No embate entre realidade e fantasia, Maquiavel escolhe a real-politik. E onde estão essas repúblicas imaginárias que ele rejeita tão ferrenhamente? Uma seria a República de Platão, na qual Sócrates afirma que o homem deve lutar, acima de tudo, para ser bom. Outra seria a de Cícero em Da República, onde o argumento é o mesmo. Mas a rejeição mais importante de Maquiavel é a da noção cristã de Céu. Ele deixa essa rejeição bem clara em outros escritos (em seus Discursos sobre a primeira década de Tito Lívio, por exemplo), quando ele argumenta que a perspectiva do Céu destrói todas as nossas tentativas de tornar essa vida — nossa única vida real — mais agradável.
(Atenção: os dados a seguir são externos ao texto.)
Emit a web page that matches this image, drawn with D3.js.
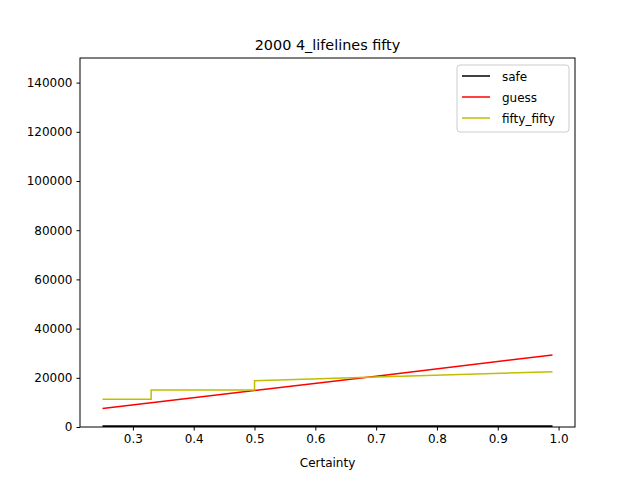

Maquiavel afirma que o cristianismo foca nossas energias num reino celeste imaginário e, portanto, nos aliena de fazer deste mundo real um lar mais pacífico, confortável e até mais prazeroso. Mais ainda, o cristianismo amarra-nos em regras morais — reforçadas, de um lado, pelo tridente imaginário do Inferno, de outro, pela imaginária cenoura de recompensa: o Céu —, impedindo-nos assim de fazer o trabalho sujo necessário. Maquiavel é quem inicia, portanto, o enorme conflito entre o secularismo moderno e o cristianismo, que define intensamente toda a história dos próximos 500 anos do Ocidente – e, quanto a isso, O Príncipe revelará suas marcas em todos os livros que ainda analisaremos.
Excerto de: BENJAMIN WIKER; 10 livros que estragaram o mundo, Vide Editorial, 2015, pp. 13-22.